**DIRECTIONS FOR THIS TASK:**
Print exactly the lines from the first one down to the line that contains "import matplotlib.transforms as mtransforms", both included, and skip the pictures.

--- INPUT ROWS ---

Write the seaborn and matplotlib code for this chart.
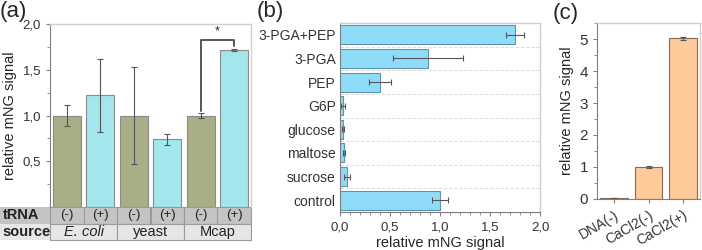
import numpy as np
import pandas as pd
import matplotlib.pyplot as plt
import seaborn as sns
from matplotlib.ticker import FuncFormatter, MultipleLocator
from matplotlib.patches import Rectangle
import matplotlib.transforms as mtransforms

sns.set_style("white")
plt.rcParams["font.family"] = ["Liberation Sans", "DejaVu Sans"]
plt.rcParams["font.size"] = 9

# panel (a)
a_labels = ["E. coli (-)", "E. coli (+)", "yeast (-)", "yeast (+)", "Mcap (-)", "Mcap (+)"]
a_trna = ["(-)", "(+)", "(-)", "(+)", "(-)", "(+)"]
a_sources = ["E. coli", "yeast", "Mcap"]
a_values = [1.0, 1.22, 1.0, 0.74, 1.0, 1.72]
a_errors = [0.12, 0.40, 0.53, 0.06, 0.03, 0.01]

# panel (b)
b_labels = ["3-PGA+PEP", "3-PGA", "PEP", "G6P", "glucose", "maltose", "sucrose", "control"]
b_values = [1.75, 0.88, 0.40, 0.03, 0.03, 0.04, 0.07, 1.0]
b_errors = [0.09, 0.35, 0.11, 0.02, 0.01, 0.01, 0.03, 0.08]

# panel (c)
c_labels = ["DNA(-)", "CaCl2(-)", "CaCl2(+)"]
c_values = [0.03, 1.0, 5.02]
c_errors = [0.01, 0.02, 0.04]

OLIVE = "#a9ae87"
CYAN = "#a3e6ec"
BLUE = "#8fdcf8"
ORANGE = "#fdca9a"
FRAME = "#cfcfcf"
AXIS = "#7f7f7f"

comma = FuncFormatter(lambda v, p: f"{v:.1f}".replace(".", ","))

W, H = 702, 250
fig = plt.figure(figsize=(W / 100, H / 100), dpi=100)


def px_axes(left, top, right, bottom):
    return fig.add_axes([left / W, 1 - bottom / H, (right - left) / W, (bottom - top) / H])


def style_frame(ax):
    for s in ["top", "right"]:
        ax.spines[s].set_color(FRAME)
        ax.spines[s].set_linewidth(1.0)
    ax.spines["left"].set_color(AXIS)
    ax.spines["bottom"].set_color(AXIS)
    for s in ax.spines.values():
        s.set_visible(True)
    ax.tick_params(colors="#333333", labelsize=9.5, length=3, width=0.8, color=AXIS)
    ax.tick_params(which="minor", length=2, width=0.6, color=AXIS)


# ---------- (a)
ax1 = px_axes(50, 24, 251, 207)
df_a = pd.DataFrame({"cond": a_labels, "value": a_values, "trna": a_trna})
sns.barplot(data=df_a, x="cond", y="value", hue="trna", palette={"(-)": OLIVE, "(+)": CYAN},
            dodge=False, width=0.84, saturation=1, edgecolor="#8a8a8a", linewidth=0.8,
            legend=False, ax=ax1)
ax1.errorbar(range(len(a_values)), a_values, yerr=a_errors, fmt="none",
             ecolor="#555555", elinewidth=0.8, capsize=2, capthick=0.8)
ax1.set_ylim(0, 2.0)
ax1.set_xlim(-0.5, 5.5)
ax1.yaxis.set_major_locator(MultipleLocator(0.5))
ax1.yaxis.set_minor_locator(MultipleLocator(0.25))
ax1.yaxis.set_major_formatter(FuncFormatter(lambda v, p: "" if v == 0 else f"{v:.1f}".replace(".", ",")))
ax1.set_xticks([])
ax1.set_xlabel("")
ax1.set_ylabel("relative mNG signal", fontsize=10.5, labelpad=4)
style_frame(ax1)
ax1.spines["bottom"].set_visible(False)
ax1.tick_params(axis="y", which="both", left=True)

# significance bracket
ax1.plot([4, 4, 5, 5], [1.05, 1.83, 1.83, 1.76], color="#555555", lw=1.4)
ax1.text(4.5, 1.85, "*", ha="center", va="bottom", fontsize=9)

# table under (a)
tr = mtransforms.blended_transform_factory(ax1.transData, ax1.transAxes)
row_h = 16.5 / 183
for i, t in enumerate(a_trna):
    ax1.add_patch(Rectangle((i - 0.5, -row_h), 1, row_h, transform=tr, clip_on=False,
                            facecolor="#c4c4c4", edgecolor="#9a9a9a", lw=0.8))
    ax1.text(i, -row_h / 2, t, transform=tr, ha="center", va="center", fontsize=9.5, color="#222222")
for j, s in enumerate(a_sources):
    ax1.add_patch(Rectangle((2 * j - 0.5, -2 * row_h), 2, row_h, transform=tr, clip_on=False,
                            facecolor="#e6e6e6", edgecolor="#9a9a9a", lw=0.8))
    ax1.text(2 * j + 0.5, -1.5 * row_h, s, transform=tr, ha="center", va="center", fontsize=10.5,
             style="italic" if s == "E. coli" else "normal", color="#222222")
fig.patches.append(Rectangle((0, 1 - 223.5 / H), 50 / W, 16.5 / H, transform=fig.transFigure,
                             facecolor="#c4c4c4", edgecolor="none"))
fig.patches.append(Rectangle((0, 1 - 240 / H), 50 / W, 16.5 / H, transform=fig.transFigure,
                             facecolor="#e6e6e6", edgecolor="none"))
fig.text(3 / W, 1 - 215 / H, "tRNA", fontsize=10.5, fontweight="bold", va="center", color="#222222")
fig.text(2 / W, 1 - 232 / H, "source", fontsize=10.5, fontweight="bold", va="center", color="#222222")

# ---------- (b)
ax2 = px_axes(340, 23, 540, 212)
df_b = pd.DataFrame({"sample": b_labels, "value": b_values})
sns.barplot(data=df_b, y="sample", x="value", color=BLUE, saturation=1, width=0.8,
            edgecolor="#5f93ad", linewidth=0.8, ax=ax2)
ax2.errorbar(b_values, range(len(b_values)), xerr=b_errors, fmt="none",
             ecolor="#555555", elinewidth=0.8, capsize=2, capthick=0.8)
ax2.set_xlim(0, 2.0)
ax2.set_ylim(len(b_labels) - 0.5, -0.5)
ax2.xaxis.set_major_locator(MultipleLocator(0.5))
ax2.xaxis.set_minor_locator(MultipleLocator(0.1))
ax2.xaxis.set_major_formatter(comma)
ax2.set_yticks(range(len(b_labels)))
ax2.set_yticks(np.arange(0.5, len(b_labels) - 0.5, 1), minor=True)
ax2.grid(True, which="minor", axis="y", color="#dddddd", linestyle="--", lw=0.7)
ax2.set_axisbelow(True)
ax2.set_ylabel("")
ax2.set_xlabel("relative mNG signal", fontsize=10.5, labelpad=2)
style_frame(ax2)
ax2.tick_params(axis="x", which="both", bottom=True)
ax2.tick_params(axis="y", which="both", left=True, length=0)
ax2.tick_params(axis="y", labelsize=10, pad=3)

# ---------- (c)
ax3 = px_axes(597, 23, 700, 199)
df_c = pd.DataFrame({"sample": c_labels, "value": c_values})
sns.barplot(data=df_c, x="sample", y="value", color=ORANGE, saturation=1, width=0.8,
            edgecolor="#8a6a55", linewidth=0.8, ax=ax3)
ax3.errorbar(range(len(c_values)), c_values, yerr=c_errors, fmt="none",
             ecolor="#555555", elinewidth=0.8, capsize=2, capthick=0.8)
ax3.set_ylim(0, 5.5)
ax3.set_xlim(-0.5, 2.5)
ax3.yaxis.set_major_locator(MultipleLocator(1))
ax3.yaxis.set_minor_locator(MultipleLocator(0.5))
ax3.set_xlabel("")
ax3.set_ylabel("relative mNG signal", fontsize=10.5, labelpad=4)
style_frame(ax3)
ax3.tick_params(axis="both", which="both", bottom=True, left=True)
ax3.tick_params(axis="y", labelsize=11)
plt.setp(ax3.get_xticklabels(), rotation=30, ha="right", rotation_mode="anchor", fontsize=10)

# panel labels
fig.text(0 / W, 1 - 12 / H, "(a)", fontsize=16, va="center")
fig.text(257 / W, 1 - 12 / H, "(b)", fontsize=16, va="center")
fig.text(553 / W, 1 - 14 / H, "(c)", fontsize=16, va="center")

fig.savefig("out.png", dpi=100)
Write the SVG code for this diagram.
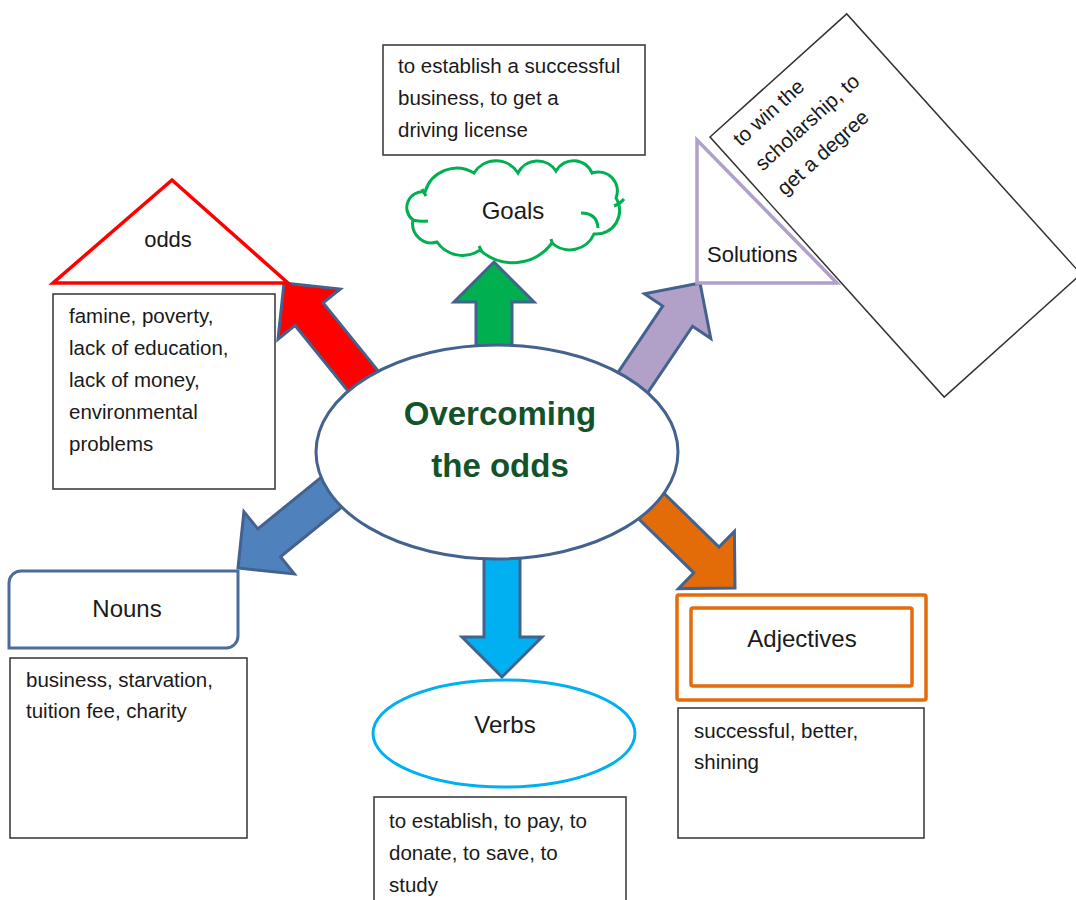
<svg xmlns="http://www.w3.org/2000/svg" width="1076" height="900" viewBox="0 0 1076 900">
<style>
text{font-family:"Liberation Sans",Arial,sans-serif;fill:#1a1a1a}
.body{font-size:20.5px}
.lbl{font-size:24px}
.box{fill:#fff;stroke:#333;stroke-width:1.5}
.arr{stroke:#43628e;stroke-width:3;stroke-linejoin:miter}
</style>
<defs>
<polygon id="arrow" points="0,0 40,40 18,40 18,128 -18,128 -18,40 -40,40"/>
</defs>
<rect width="1076" height="900" fill="#fff"/>
<g id="connectors">
<use href="#arrow" class="arr" fill="#ff0000" transform="translate(284,283) rotate(-38.9)"/>
<use href="#arrow" class="arr" fill="#00b050" transform="translate(494,262)"/>
<use href="#arrow" class="arr" fill="#b1a0c7" transform="translate(700,283) rotate(34)"/>
<use href="#arrow" class="arr" fill="#4f81bd" transform="translate(238,568) rotate(-129)"/>
<use href="#arrow" class="arr" fill="#00b0f0" transform="translate(502,677) rotate(180)"/>
<use href="#arrow" class="arr" fill="#e36c09" transform="translate(735,588) rotate(134.4)"/>
</g>
<g id="center">
<ellipse cx="497" cy="452" rx="181" ry="107" fill="#fff" stroke="#43628e" stroke-width="3"/>
<text x="500" y="425" text-anchor="middle" style="font-size:33px;font-weight:bold;fill:#14532a">Overcoming</text>
<text x="500" y="477" text-anchor="middle" style="font-size:33px;font-weight:bold;fill:#14532a">the odds</text>
</g>
<g id="goals-box">
<rect class="box" x="383" y="45" width="262" height="110"/>
<text class="body" x="398" y="73">to establish a successful</text>
<text class="body" x="398" y="105">business, to get a</text>
<text class="body" x="398" y="137">driving license</text>
</g>
<g id="goals">
<path d="M425,192 A33,33 0 0 1 474,173 A26,26 0 0 1 518,173 A22,22 0 0 1 556,171 A20,20 0 0 1 592,173 A19,19 0 0 1 616,198 A23.5,23.5 0 0 1 594,234 A26.5,26.5 0 0 1 552,243 A48.8,48.8 0 0 1 480,250 A31,31 0 0 1 437,242 A19,19 0 0 1 413,220 A15.7,15.7 0 0 1 425,192 Z" fill="#fff" stroke="#00b050" stroke-width="3"/>
<path d="M413,220 Q420,222 428,221 M581,213 Q597,213 598,228 M614,206 Q620,204 624,199 M479,246 L482,252 M551,239 L553,245 M422,189 L426,196" fill="none" stroke="#00b050" stroke-width="3"/>
<text class="lbl" x="513" y="219" text-anchor="middle">Goals</text>
</g>
<g id="odds">
<polygon points="172,180 53,283 288,283" fill="#fff" stroke="#ff0000" stroke-width="3.5"/>
<text class="lbl" x="168" y="247" text-anchor="middle" style="font-size:22px">odds</text>
</g>
<g id="odds-box">
<rect class="box" x="53" y="294" width="222" height="195"/>
<text class="body" x="69" y="323">famine, poverty,</text>
<text class="body" x="69" y="355">lack of education,</text>
<text class="body" x="69" y="387">lack of money,</text>
<text class="body" x="69" y="419">environmental</text>
<text class="body" x="69" y="451">problems</text>
</g>
<g id="solutions">
<polygon points="697,140 697,283 837,283" fill="#fff" stroke="#b1a0c7" stroke-width="3.5"/>
<text class="lbl" x="707" y="262" style="font-size:22px">Solutions</text>
</g>
<g id="solutions-box" transform="translate(710,137) rotate(-42)">
<rect x="0" y="0" width="184" height="350" fill="none" stroke="#333" stroke-width="1.5"/>
<text class="body" x="16" y="28">to win the</text>
<text class="body" x="16" y="61">scholarship, to</text>
<text class="body" x="16" y="94">get a degree</text>
</g>
<g id="nouns">
<path d="M21,571 H238 V636 A12,12 0 0 1 226,648 H9 V583 A12,12 0 0 1 21,571 Z" fill="#fff" stroke="#4a6c9a" stroke-width="3"/>
<text class="lbl" x="127" y="617" text-anchor="middle">Nouns</text>
</g>
<g id="nouns-box">
<rect class="box" x="10" y="658" width="237" height="180"/>
<text class="body" x="26" y="687">business, starvation,</text>
<text class="body" x="26" y="718">tuition fee, charity</text>
</g>
<g id="verbs">
<ellipse cx="504" cy="733.5" rx="131" ry="53.5" fill="#fff" stroke="#00b0f0" stroke-width="3"/>
<text class="lbl" x="505" y="733" text-anchor="middle">Verbs</text>
</g>
<g id="verbs-box">
<rect class="box" x="374" y="797" width="252" height="110"/>
<text class="body" x="389" y="828">to establish, to pay, to</text>
<text class="body" x="389" y="860">donate, to save, to</text>
<text class="body" x="389" y="892">study</text>
</g>
<g id="adjectives">
<rect x="677" y="595" width="249" height="105" rx="2" fill="#fff" stroke="#e46c0a" stroke-width="3.5"/>
<rect x="691" y="608" width="221" height="78" rx="2" fill="#fff" stroke="#e46c0a" stroke-width="3.5"/>
<text class="lbl" x="802" y="647" text-anchor="middle">Adjectives</text>
</g>
<g id="adjectives-box">
<rect class="box" x="678" y="708" width="246" height="130"/>
<text class="body" x="694" y="738">successful, better,</text>
<text class="body" x="694" y="769">shining</text>
</g>
</svg>
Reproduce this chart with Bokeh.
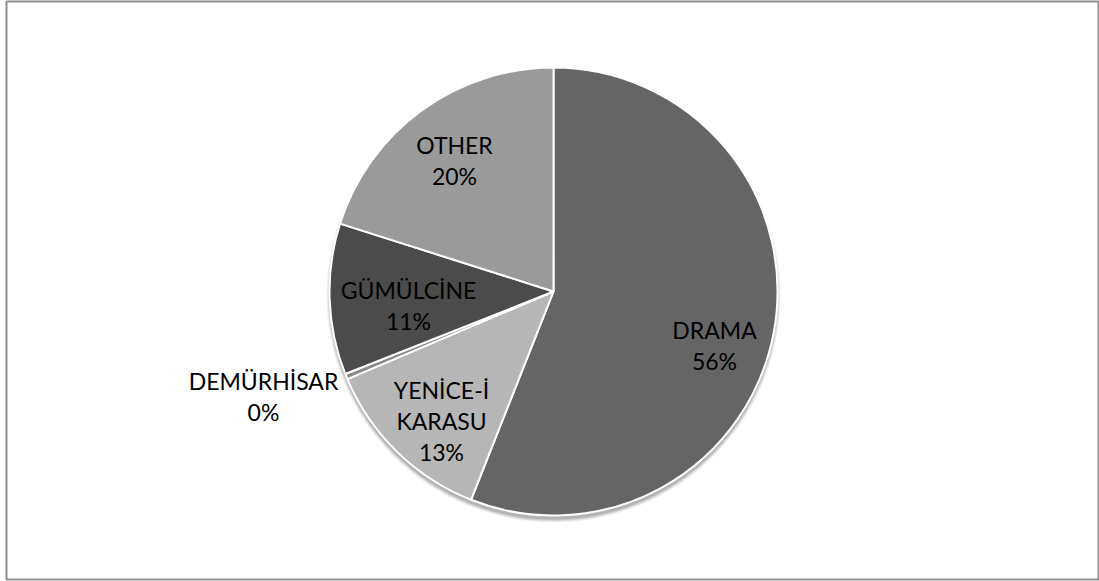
import math
from bokeh.plotting import figure
from bokeh.models import Range1d, ColumnDataSource
from bokeh.core.properties import value
from bokeh.embed import file_html
from bokeh.resources import INLINE

# ---- data ----
regions = ["DRAMA", "YENİCE-İ KARASU", "DEMÜRHİSAR", "GÜMÜLCİNE", "OTHER"]
name_lines = [["DRAMA"], ["YENİCE-İ", "KARASU"], ["DEMÜRHİSAR"], ["GÜMÜLCİNE"], ["OTHER"]]
shares = [56.0, 12.6, 0.4, 10.9, 20.1]

# ---- style / layout ----
colors = ["#656565", "#b6b6b6", "#8a8a8a", "#4b4b4b", "#9a9a9a"]
# label block centre offsets from pie centre (px, y up)
label_offsets = [(161, -53.5), (-112, -129), (-290, -104.5), (-145, -14), (-99, 131.5)]
W, H = 1099, 581
cx, cy, R = 553, 290, 224
line_gap = 31

total = sum(shares)
starts, ends = [], []
acc = 0.0
for s in shares:
    starts.append(math.pi / 2 - 2 * math.pi * acc / total)
    acc += s
    ends.append(math.pi / 2 - 2 * math.pi * acc / total)

src = ColumnDataSource(dict(x=[cx] * len(shares), y=[cy] * len(shares), start=starts, end=ends,
                            color=colors, region=regions, share=shares))

p = figure(width=W, height=H, output_backend="svg", toolbar_location=None,
           x_range=Range1d(6, 1098), y_range=Range1d(2, 580),
           min_border_left=6, min_border_right=1, min_border_top=1, min_border_bottom=2)
p.axis.visible = False
p.grid.visible = False
p.outline_line_color = "#8f8f8f"
p.outline_line_width = 2
p.background_fill_color = "white"
p.border_fill_color = "white"

# soft shadow (mostly below the pie)
for dr, a in [(3, 0.05), (2, 0.07), (1, 0.09), (0, 0.11)]:
    p.circle(x=cx, y=cy - 4, radius=R + dr, fill_color="#000000", fill_alpha=a, line_color=None)

p.wedge(x="x", y="y", radius=R, start_angle="start", end_angle="end", direction="clock",
        fill_color="color", line_color="white", line_width=2, source=src)

tx, ty, tt = [], [], []
for lines, s, (dx, dy) in zip(name_lines, shares, label_offsets):
    allines = lines + [f"{round(s)}%"]
    n = len(allines)
    for i, t in enumerate(allines):
        tx.append(cx + dx)
        ty.append(cy + dy + (n - 1) / 2 * line_gap - i * line_gap)
        tt.append(t)

p.text(x=tx, y=ty, text=tt, text_align="center", text_baseline="middle",
       text_font=value("Lato"), text_font_size="23px", text_color="#000000")

open("out.html", "w").write(file_html(p, INLINE))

---

**TASK RESPONSE:**
Write the seaborn and matplotlib code for this chart.
import numpy as np
import pandas as pd
import matplotlib.pyplot as plt
import seaborn as sns
from matplotlib.ticker import FuncFormatter, MultipleLocator
from matplotlib.patches import Rectangle
import matplotlib.transforms as mtransforms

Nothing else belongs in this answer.